NextImg:Efforts to keep Trump off ballots finding little support among top state election officials

Efforts to kick former President Donald Trump off the ballot in GOP presidential primaries next year are being met with little or no support so far among top state election officials — whether Republican or Democrat.

Anti-Trump lawmakers and activists have cited the 14th Amendment, which says that a person who has “engaged in insurrection or rebellion against the Constitution” can not hold public office in the United States, as justification for keeping the former president off the ballot.

But New Hampshire Secretary of State Dave Scanlan announced Wednesday that he wouldn’t use the amendment to keep Mr. Trump from the ballot.

“There is no mention in New Hampshire state statute that a candidate in a New Hampshire presidential primary can be disqualified using the 14th Amendment of the United States Constitution referencing insurrection and rebellion,” Mr. Scanlan, a Republican, said. “Similarly, there is nothing in the 14th Amendment that suggests that exercising the provisions of that amendment should take place during the delegate selection process held by the different states.”

Mr. Scanlan’s office was flooded with phone calls last month over the issue after conservative talk show host Charlie Kirk told listeners of his show that Mr. Trump would be kept off the primary ballot in the New England state.

The talk show host was referring to Bryant Messner, a Republican whom Mr. Trump endorsed when he ran for Senate in New Hampshire in 2020, having a meeting with Mr. Scanlan to discuss challenging Mr. Trump’s qualifications.

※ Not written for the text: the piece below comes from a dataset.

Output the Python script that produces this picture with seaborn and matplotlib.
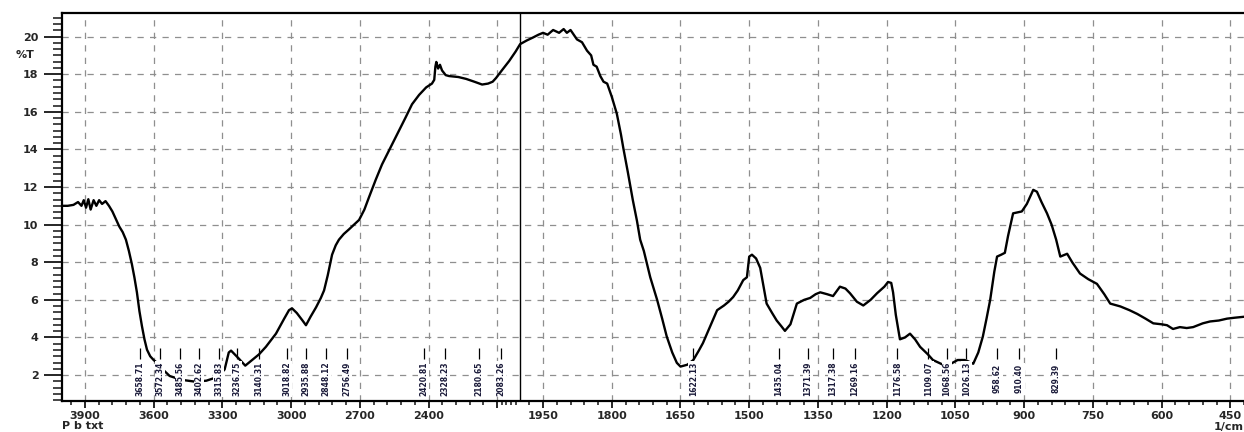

Mr. Scanlan said Wednesday that as long as Mr. Trump “properly submits [his] paperwork during the filing period and pays the required fee, [his] name will appear on the ballot.”

Michigan’s Democratic Secretary of State Jocelyn Benson wrote in an opinion piece published in The Washington Post Wednesday that the view that secretaries of state should keep Mr. Trump off the ballot is “misguided.”

“Whether Trump is eligible to run for president again is a decision not for secretaries of state but for the courts.”

She wrote that it’s up to the courts to decide how much of a role Mr. Trump played in the attack on the U.S. Capitol on Jan. 6, and that there is yet to be a “precise legal definition” of the 14th Amendment’s meaning.

“In Michigan, unless a court rules otherwise, Donald Trump will be on the ballot for our Republican presidential primary on Feb. 27, 2024.”

A lawsuit was filed last week in Colorado by Citizens for Responsibility and Ethics in Washington, a D.C.-based ethics and accountability watchdog organization, to keep the former president off the 2024 ballot in Colorado.

“I think it’s a good thing that a court is weighing in, because this is truly an unprecedented situation,” Jena Griswold, Colorado secretary of state, told PBS Wednesday.

Although the Democrat didn’t outright say Mr. Trump would be on her state’s ballot, she did emphasize that her job is to “follow the law and uphold the Constitution.”